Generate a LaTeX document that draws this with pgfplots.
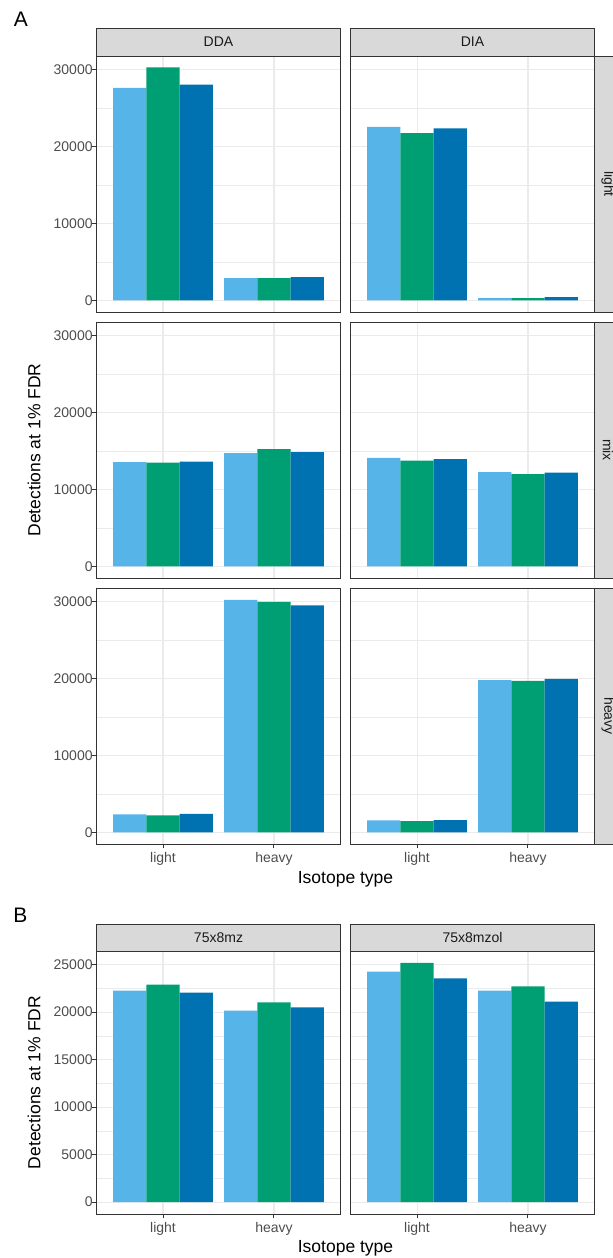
\documentclass[border=0pt]{standalone}
\usepackage{fontspec}
\setmainfont{Liberation Sans}
\usepackage{pgfplots}
\pgfplotsset{compat=1.18}
\usepackage{pgfplotstable}
\definecolor{cA}{HTML}{56B4E9}
\definecolor{cB}{HTML}{009E73}
\definecolor{cC}{HTML}{0072B2}
\definecolor{g10}{HTML}{1A1A1A}
\definecolor{g20}{HTML}{333333}
\definecolor{g30}{HTML}{4D4D4D}
\definecolor{g85}{HTML}{D9D9D9}
\definecolor{g92}{HTML}{EBEBEB}

% columns: x position (1 = light, 2 = heavy), three series
\pgfplotstableread{
x lb gr db
1 27662 30346 28095
2 2900 2900 3030
}\tAa
\pgfplotstableread{
x lb gr db
1 22597 21775 22381
2 300 300 430
}\tAb
\pgfplotstableread{
x lb gr db
1 13565 13522 13652
2 14739 15261 14870
}\tBa
\pgfplotstableread{
x lb gr db
1 14130 13783 13957
2 12261 12000 12217
}\tBb
\pgfplotstableread{
x lb gr db
1 2338 2208 2424
2 30260 30000 29567
}\tCa
\pgfplotstableread{
x lb gr db
1 1558 1472 1602
2 19827 19740 20000
}\tCb
\pgfplotstableread{
x lb gr db
1 22257 22890 22046
2 20148 21027 20499
}\tDa
\pgfplotstableread{
x lb gr db
1 24262 25176 23558
2 22257 22714 21097
}\tDb

\pgfplotsset{
  facet/.style={
    scale only axis, width=244bp, height=256bp,
    xmin=0.4, xmax=2.6, ymin=-1515, ymax=31815,
    xtick={1,2}, xticklabels={light,heavy},
    ytick={0,10000,20000,30000}, minor ytick={5000,15000,25000},
    xmajorgrids, ymajorgrids, yminorgrids,
    major grid style={draw=g92, line width=1.1bp},
    minor grid style={draw=g92, line width=0.6bp},
    axis line style={draw=g20, line width=1bp},
    tick align=outside, major tick length=4.4bp, minor tick length=0pt,
    every tick/.style={draw=g20, line width=1bp},
    xtick pos=bottom, ytick pos=left,
    tick label style={font=\fontsize{14bp}{16bp}\selectfont, text=g30},
    yticklabel style={xshift=4bp},
    /pgf/number format/assume math mode=true,
    /pgf/number format/fixed,
    /pgf/number format/set thousands separator={},
    scaled y ticks=false,
    ybar=0pt, bar width=33.27bp,
  },
  noxt/.style={xticklabels={}, xtick style={draw=none}},
  noyt/.style={yticklabels={}, ytick style={draw=none}},
}

\newcommand{\bars}[1]{%
  \addplot[fill=cA, draw=none] table[x=x, y=lb] {#1};
  \addplot[fill=cB, draw=none] table[x=x, y=gr] {#1};
  \addplot[fill=cC, draw=none] table[x=x, y=db] {#1};
}

\begin{document}
\begin{tikzpicture}
\useasboundingbox (0,0) rectangle (613bp,-1258bp);

% Row 1
\begin{axis}[facet, noxt, at={(96.5bp,-312bp)}, anchor=south west]
\bars{\tAa}
\end{axis}
\begin{axis}[facet, noxt, noyt, at={(350.5bp,-312bp)}, anchor=south west]
\bars{\tAb}
\end{axis}
% Row 2
\begin{axis}[facet, noxt, at={(96.5bp,-578bp)}, anchor=south west]
\bars{\tBa}
\end{axis}
\begin{axis}[facet, noxt, noyt, at={(350.5bp,-578bp)}, anchor=south west]
\bars{\tBb}
\end{axis}
% Row 3
\begin{axis}[facet, at={(96.5bp,-844bp)}, anchor=south west]
\bars{\tCa}
\end{axis}
\begin{axis}[facet, noyt, at={(350.5bp,-844bp)}, anchor=south west]
\bars{\tCb}
\end{axis}
% Panel B
\begin{axis}[facet, height=263bp, ymin=-1259, ymax=26435,
  ytick={0,5000,10000,15000,20000,25000},
  minor ytick={2500,7500,12500,17500,22500},
  at={(96.5bp,-1214bp)}, anchor=south west]
\bars{\tDa}
\end{axis}
\begin{axis}[facet, noyt, height=263bp, ymin=-1259, ymax=26435,
  ytick={0,5000,10000,15000,20000,25000},
  minor ytick={2500,7500,12500,17500,22500},
  at={(350.5bp,-1214bp)}, anchor=south west]
\bars{\tDb}
\end{axis}

% strips
\tikzset{strip/.style={fill=g85, draw=g20, line width=1bp},
         stript/.style={font=\fontsize{14bp}{16bp}\selectfont, text=g10}}
\draw[strip] (96.5bp,-28.3bp) rectangle (340.5bp,-56bp);
\node[stript] at (218.5bp,-42bp) {DDA};
\draw[strip] (350.5bp,-28.3bp) rectangle (594.5bp,-56bp);
\node[stript] at (472.5bp,-42bp) {DIA};
\draw[strip] (594.5bp,-56bp) rectangle (622bp,-312bp);
\node[stript, rotate=-90] at (608bp,-184bp) {light};
\draw[strip] (594.5bp,-322bp) rectangle (622bp,-578bp);
\node[stript, rotate=-90] at (608bp,-450bp) {mix};
\draw[strip] (594.5bp,-588bp) rectangle (622bp,-844bp);
\node[stript, rotate=-90] at (608bp,-716bp) {heavy};
\draw[strip] (96.5bp,-924bp) rectangle (340.5bp,-951bp);
\node[stript] at (218.5bp,-937.5bp) {75x8mz};
\draw[strip] (350.5bp,-924bp) rectangle (594.5bp,-951bp);
\node[stript] at (472.5bp,-937.5bp) {75x8mzol};

% titles
\tikzset{ttl/.style={font=\fontsize{17.5bp}{20bp}\selectfont, text=black}}
\node[ttl, rotate=90] at (34bp,-450bp) {Detections at 1\% FDR};
\node[ttl, rotate=90] at (34bp,-1082.5bp) {Detections at 1\% FDR};
\node[ttl] at (345.5bp,-879bp) {Isotope type};
\node[ttl] at (345.5bp,-1248bp) {Isotope type};
\node[font=\fontsize{21bp}{24bp}\selectfont] at (21bp,-19bp) {A};
\node[font=\fontsize{21bp}{24bp}\selectfont] at (20.5bp,-915bp) {B};
\end{tikzpicture}
\end{document}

## To be done
Extract every line of the data exactly; pictures stay out.

## Exercise response
Generate a LaTeX document that draws this with pgfplots.
\documentclass[border=0pt]{standalone}
\usepackage{fontspec}
\setmainfont{Liberation Sans}
\usepackage{pgfplots}
\pgfplotsset{compat=1.18}
\usepackage{pgfplotstable}
\definecolor{cA}{HTML}{56B4E9}
\definecolor{cB}{HTML}{009E73}
\definecolor{cC}{HTML}{0072B2}
\definecolor{g10}{HTML}{1A1A1A}
\definecolor{g20}{HTML}{333333}
\definecolor{g30}{HTML}{4D4D4D}
\definecolor{g85}{HTML}{D9D9D9}
\definecolor{g92}{HTML}{EBEBEB}

% columns: x position (1 = light, 2 = heavy), three series
\pgfplotstableread{
x lb gr db
1 27662 30346 28095
2 2900 2900 3030
}\tAa
\pgfplotstableread{
x lb gr db
1 22597 21775 22381
2 300 300 430
}\tAb
\pgfplotstableread{
x lb gr db
1 13565 13522 13652
2 14739 15261 14870
}\tBa
\pgfplotstableread{
x lb gr db
1 14130 13783 13957
2 12261 12000 12217
}\tBb
\pgfplotstableread{
x lb gr db
1 2338 2208 2424
2 30260 30000 29567
}\tCa
\pgfplotstableread{
x lb gr db
1 1558 1472 1602
2 19827 19740 20000
}\tCb
\pgfplotstableread{
x lb gr db
1 22257 22890 22046
2 20148 21027 20499
}\tDa
\pgfplotstableread{
x lb gr db
1 24262 25176 23558
2 22257 22714 21097
}\tDb

\pgfplotsset{
  facet/.style={
    scale only axis, width=244bp, height=256bp,
    xmin=0.4, xmax=2.6, ymin=-1515, ymax=31815,
    xtick={1,2}, xticklabels={light,heavy},
    ytick={0,10000,20000,30000}, minor ytick={5000,15000,25000},
    xmajorgrids, ymajorgrids, yminorgrids,
    major grid style={draw=g92, line width=1.1bp},
    minor grid style={draw=g92, line width=0.6bp},
    axis line style={draw=g20, line width=1bp},
    tick align=outside, major tick length=4.4bp, minor tick length=0pt,
    every tick/.style={draw=g20, line width=1bp},
    xtick pos=bottom, ytick pos=left,
    tick label style={font=\fontsize{14bp}{16bp}\selectfont, text=g30},
    yticklabel style={xshift=4bp},
    /pgf/number format/assume math mode=true,
    /pgf/number format/fixed,
    /pgf/number format/set thousands separator={},
    scaled y ticks=false,
    ybar=0pt, bar width=33.27bp,
  },
  noxt/.style={xticklabels={}, xtick style={draw=none}},
  noyt/.style={yticklabels={}, ytick style={draw=none}},
}

\newcommand{\bars}[1]{%
  \addplot[fill=cA, draw=none] table[x=x, y=lb] {#1};
  \addplot[fill=cB, draw=none] table[x=x, y=gr] {#1};
  \addplot[fill=cC, draw=none] table[x=x, y=db] {#1};
}

\begin{document}
\begin{tikzpicture}
\useasboundingbox (0,0) rectangle (613bp,-1258bp);

% Row 1
\begin{axis}[facet, noxt, at={(96.5bp,-312bp)}, anchor=south west]
\bars{\tAa}
\end{axis}
\begin{axis}[facet, noxt, noyt, at={(350.5bp,-312bp)}, anchor=south west]
\bars{\tAb}
\end{axis}
% Row 2
\begin{axis}[facet, noxt, at={(96.5bp,-578bp)}, anchor=south west]
\bars{\tBa}
\end{axis}
\begin{axis}[facet, noxt, noyt, at={(350.5bp,-578bp)}, anchor=south west]
\bars{\tBb}
\end{axis}
% Row 3
\begin{axis}[facet, at={(96.5bp,-844bp)}, anchor=south west]
\bars{\tCa}
\end{axis}
\begin{axis}[facet, noyt, at={(350.5bp,-844bp)}, anchor=south west]
\bars{\tCb}
\end{axis}
% Panel B
\begin{axis}[facet, height=263bp, ymin=-1259, ymax=26435,
  ytick={0,5000,10000,15000,20000,25000},
  minor ytick={2500,7500,12500,17500,22500},
  at={(96.5bp,-1214bp)}, anchor=south west]
\bars{\tDa}
\end{axis}
\begin{axis}[facet, noyt, height=263bp, ymin=-1259, ymax=26435,
  ytick={0,5000,10000,15000,20000,25000},
  minor ytick={2500,7500,12500,17500,22500},
  at={(350.5bp,-1214bp)}, anchor=south west]
\bars{\tDb}
\end{axis}

% strips
\tikzset{strip/.style={fill=g85, draw=g20, line width=1bp},
         stript/.style={font=\fontsize{14bp}{16bp}\selectfont, text=g10}}
\draw[strip] (96.5bp,-28.3bp) rectangle (340.5bp,-56bp);
\node[stript] at (218.5bp,-42bp) {DDA};
\draw[strip] (350.5bp,-28.3bp) rectangle (594.5bp,-56bp);
\node[stript] at (472.5bp,-42bp) {DIA};
\draw[strip] (594.5bp,-56bp) rectangle (622bp,-312bp);
\node[stript, rotate=-90] at (608bp,-184bp) {light};
\draw[strip] (594.5bp,-322bp) rectangle (622bp,-578bp);
\node[stript, rotate=-90] at (608bp,-450bp) {mix};
\draw[strip] (594.5bp,-588bp) rectangle (622bp,-844bp);
\node[stript, rotate=-90] at (608bp,-716bp) {heavy};
\draw[strip] (96.5bp,-924bp) rectangle (340.5bp,-951bp);
\node[stript] at (218.5bp,-937.5bp) {75x8mz};
\draw[strip] (350.5bp,-924bp) rectangle (594.5bp,-951bp);
\node[stript] at (472.5bp,-937.5bp) {75x8mzol};

% titles
\tikzset{ttl/.style={font=\fontsize{17.5bp}{20bp}\selectfont, text=black}}
\node[ttl, rotate=90] at (34bp,-450bp) {Detections at 1\% FDR};
\node[ttl, rotate=90] at (34bp,-1082.5bp) {Detections at 1\% FDR};
\node[ttl] at (345.5bp,-879bp) {Isotope type};
\node[ttl] at (345.5bp,-1248bp) {Isotope type};
\node[font=\fontsize{21bp}{24bp}\selectfont] at (21bp,-19bp) {A};
\node[font=\fontsize{21bp}{24bp}\selectfont] at (20.5bp,-915bp) {B};
\end{tikzpicture}
\end{document}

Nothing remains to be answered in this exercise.